Thursday, May 1, 2008

Prayer

Christian mysticism comes to us in the writings of the saints. It is the achievement of union with Almighty God, and its fruit is prayer and the manifestation of God to the World through His saints.

…Presently the window opened, and Brother Matthew looked out between the bars, with his clear eyes and graying beard.
“Hullo Brother,” I said.
He recognized me, glanced at the suitcase, and said, “This time you are here to stay?”
“Yes, Brother, if you will pray for me,” I said.
Brother nodded and raised his hand to close the window. “That’s what I’ve been doing,” he said, “praying for you.”…
…Father Joachim, the guest master, came out of the door of the monastery and crossed the garden with his hands under his scapular and his eyes fixed on the cement walk. He only raised them when he was near me, and then he grinned.
“Oh, it’s you,” he said.
I did not give him the chance to ask if I had come to stay. I said: “Yes, Father, this time I want to be a novice – if I can.”
-Thomas Merton, Seven Story Mountain.

I could not stop laughing as I read about Thomas Merton’s experience entering the monastery and his novitiate. He felt a sense of victory over having met the end of conversation. He described the silence as something that pervades everything, including the stones that make up the buildings. Merton described a year in which a tremendously large number of vocations flooded the novitiate. One of the questions that occurred to him regarding some of the novices was whether they had experienced the spiritual desert too soon and too intensely, whether or not they would have stayed in the monastery had they been better prepared to go through the desert?

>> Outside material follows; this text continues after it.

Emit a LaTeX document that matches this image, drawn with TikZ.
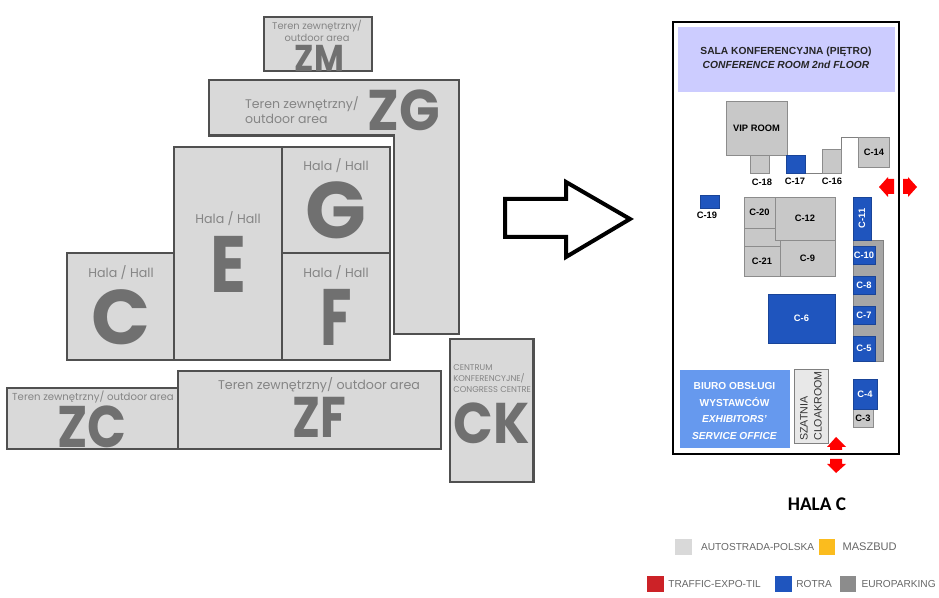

There was a quote I heard which I was always opposed to until I was able to put it in context with the spiritual desert. “Pain is the touchstone of all spiritual growth.” What Merton called the spiritual desert has also been called the dark night by St. John of the Cross. It is an emptiness, almost like a sadness or a desolation, but it is a movement of the soul rather than an emotion. It is also a natural progression in everyone’s spiritual life. God seduces us. He entices us with the things we love and yearn for. We are sent consolation, joy and elation, again as movements of the soul rather than emotions. In my own life it has been in solitude, silence and prayer that joy and elation has been experienced, as well as in the active life, during liturgical practice (which I consider semi-active, semi-contemplative), in bringing Holy Communion to shut-ins and the incarcerated, in speaking with the wounded, in silence with the wounded and in the company of the dying and their families. After the seduction comes the let-down, the desert, the dark night. The desert may come upon us at our invitation or at God’s command.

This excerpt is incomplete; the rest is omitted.